A new gate agent showed up.  Travelers were trying to switch to other flights.  People were starting to become unfriendly.

Then out of the blue they started boarding!

It took Catherine about twenty minutes to wind down once we were on the plane.  Eventually she fell asleep and slept until we landed.  I finally was able to relax and read my Kindle.  We walked towards the baggage area and met my parents and then picked up the carseat.


Now, in no way is this a horror story.  We made it to our final destination only a little less than three hours late. Our carseat and all baggage arrived with us in the condition we checked it.  Everything was fine.
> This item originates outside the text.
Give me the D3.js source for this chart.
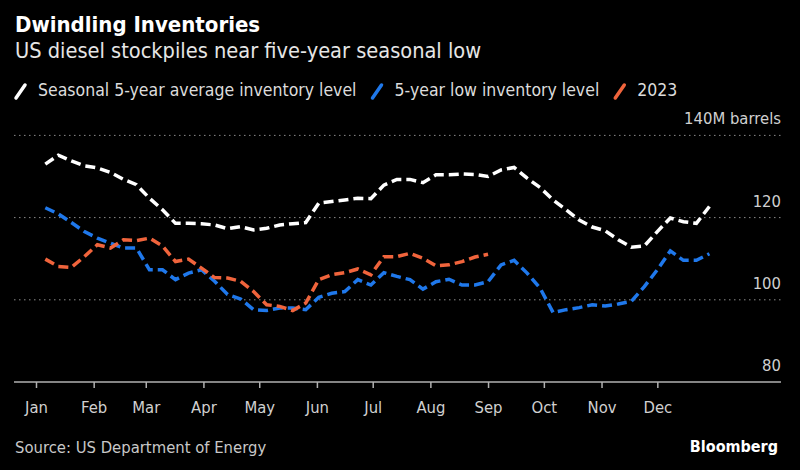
<!DOCTYPE html>
<html>
<head>
<meta charset="utf-8">
<script src="https://cdn.jsdelivr.net/npm/d3@7"></script>
<style>
  html, body { margin: 0; padding: 0; background: #000; }
  svg { display: block; }
  text { font-family: "Liberation Sans Narrow", "DejaVu Sans Condensed", "Roboto", sans-serif; }
</style>
</head>
<body>
<svg id="chart" width="800" height="470"></svg>
<script>
// weekly EIA readings, million barrels
const avgLevel = [
  133.0, 135.2, 133.8, 132.6, 132.1, 131.0, 129.3, 128.0, 124.7, 121.9,
  118.6, 118.6, 118.5, 118.2, 117.3, 117.8, 117.0, 117.4, 118.2, 118.5,
  118.8, 123.5, 123.9, 124.3, 124.7, 124.6, 127.9, 129.3, 129.3, 128.5,
  130.4, 130.4, 130.6, 130.5, 130.0, 131.6, 132.2, 129.6, 127.3, 124.3,
  121.9, 119.4, 117.7, 116.8, 114.6, 112.8, 113.1, 116.6, 119.9, 119.0,
  118.6, 122.7
]
const lowLevel = [
  122.4, 120.9, 118.8, 116.6, 115.0, 113.8, 112.6, 112.6, 107.3, 107.3,
  104.9, 106.5, 107.3, 104.5, 101.3, 100.2, 97.6, 97.4, 98.0, 98.0,
  97.6, 100.6, 101.6, 102.0, 104.9, 103.6, 106.6, 105.7, 104.9, 102.6,
  104.4, 105.0, 103.6, 103.6, 104.4, 108.5, 109.6, 106.5, 102.8, 96.9,
  97.6, 98.1, 98.8, 98.5, 99.0, 99.6, 103.2, 107.3, 111.9, 109.6,
  109.6, 111.2
]
const level2023 = [
  109.9, 108.1, 107.9, 110.5, 113.4, 112.6, 114.6, 114.4, 115.0, 113.1,
  109.3, 109.9, 107.7, 105.4, 105.3, 104.5, 102.0, 98.8, 98.4, 97.4,
  99.2, 104.9, 106.1, 106.6, 107.5, 106.1, 110.5, 110.5, 111.3, 110.1,
  108.3, 108.5, 109.3, 110.4, 111.1
]
const yTicks = [80, 100, 120, 140]

// report weeks end on fridays
const weeks = d3.timeFriday.range(new Date(2023, 0, 6), new Date(2024, 0, 1))

const series = [
  { name: 'Seasonal 5-year average inventory level', color: '#ffffff', values: avgLevel },
  { name: '5-year low inventory level', color: '#1f78eb', values: lowLevel },
  { name: '2023', color: '#f0643c', values: level2023 }
]

const svg = d3.select('#chart')

svg.append('rect').attr('width', 800).attr('height', 470).attr('fill', '#000')

// header
svg.append('text')
  .attr('x', 15).attr('y', 32)
  .attr('fill', '#fff')
  .attr('font-size', 22).attr('font-weight', 'bold')
  .text('Dwindling Inventories')

svg.append('text')
  .attr('x', 15).attr('y', 58)
  .attr('fill', '#e6e6e6')
  .attr('font-size', 21.6)
  .text('US diesel stockpiles near five-year seasonal low')

// legend
const legend = svg.append('g').attr('transform', 'translate(15,96)')
let lx = 0
series.forEach(function(s) {
  legend.append('line')
    .attr('x1', lx + 1).attr('y1', 2)
    .attr('x2', lx + 10).attr('y2', -11)
    .attr('stroke', s.color)
    .attr('stroke-width', 3.5)
    .attr('stroke-linecap', 'round')
  const t = legend.append('text')
    .attr('x', lx + 23).attr('y', 0)
    .attr('fill', '#dcdcdc')
    .attr('font-size', 17.5)
    .text(s.name)
  lx += 23 + t.node().getComputedTextLength() + 15
})

// scales
const xSc = d3.scaleTime()
  .domain([new Date(2023, 0, 1), new Date(2024, 0, 1)])
  .range([36, 715])

const ySc = d3.scaleLinear()
  .domain([80, 140])
  .range([382, 135.4])

// gridlines + right side labels
const grid = svg.append('g')
grid.selectAll('line')
  .data(yTicks.filter(d => d > 80))
  .enter()
  .append('line')
  .attr('x1', 14).attr('x2', 781)
  .attr('y1', d => ySc(d)).attr('y2', d => ySc(d))
  .attr('stroke', '#8a8a8a')
  .attr('stroke-width', 1)
  .attr('stroke-dasharray', '1.5,3.5')

grid.selectAll('text')
  .data(yTicks)
  .enter()
  .append('text')
  .attr('x', 781)
  .attr('y', d => ySc(d) - 11)
  .attr('text-anchor', 'end')
  .attr('fill', '#d0d0d0')
  .attr('font-size', 16.5)
  .text(d => d === 140 ? '140M barrels' : d)

// lines
const line = d3.line()
  .x((d, i) => xSc(weeks[i]))
  .y(d => ySc(d))

svg.append('g')
  .selectAll('path')
  .data(series)
  .enter()
  .append('path')
  .attr('d', d => line(d.values))
  .attr('fill', 'none')
  .attr('stroke', d => d.color)
  .attr('stroke-width', 3.5)
  .attr('stroke-dasharray', '10,5')

// x axis
svg.append('line')
  .attr('x1', 14).attr('x2', 781)
  .attr('y1', ySc(80)).attr('y2', ySc(80))
  .attr('stroke', '#b0b0b0')
  .attr('stroke-width', 1.5)

const xAxis = d3.axisBottom(xSc)
  .ticks(d3.timeMonth.every(1))
  .tickFormat(d3.timeFormat('%b'))
  .tickSize(6)
  .tickPadding(13)

const gx = svg.append('g')
  .attr('transform', `translate(0,${ySc(80)})`)
  .call(xAxis)

gx.select('.domain').remove()
gx.selectAll('.tick').filter(d => d.getFullYear() > 2023).remove()
gx.selectAll('.tick line').attr('stroke', '#b0b0b0').attr('stroke-width', 1.5)
gx.selectAll('.tick text')
  .attr('fill', '#d0d0d0')
  .attr('font-size', 16.5)
  .attr('font-family', '"Liberation Sans Narrow", "DejaVu Sans Condensed", sans-serif')

// footer
svg.append('text')
  .attr('x', 15).attr('y', 453)
  .attr('fill', '#c8c8c8')
  .attr('font-size', 16.5)
  .text('Source: US Department of Energy')

svg.append('text')
  .attr('x', 778).attr('y', 452)
  .attr('text-anchor', 'end')
  .attr('fill', '#fff')
  .attr('font-size', 16).attr('font-weight', 'bold')
  .text('Bloomberg')
</script>
</body>
</html>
Obviously, If the plane needed maintenance I certainly wanted it to be done well and was willing to wait for things to be thoroughly checked out and documented.  I am willing to endure some inconveniences for safety's sake.


The was a stark difference between the two trips that Catherine and I made and it really boils down to customer care and service.

US Airways failed to communicate with its passengers.  We were left in the dark as to what was happening.  There were very few announcements.  (I got most of my information from the Orbitz texts.)  People didn't know if they needed to stay in the immediate area or if they could go to one of the restaurants and order a meal (or a drink).  The first gate agent was barely around.  Everything seemed unorganized and rather haphazard.  The gate agent didn't change the sign (with flight number, boarding time, and departure time) until just minutes before we boarded--and it ended up having the incorrect time anyways!  The pilot was the first and only person to mention and apologize for any inconvenience.

While it wasn't a terrible experience, it certainly was enough to make me give preference to non-US Airways flights in the future.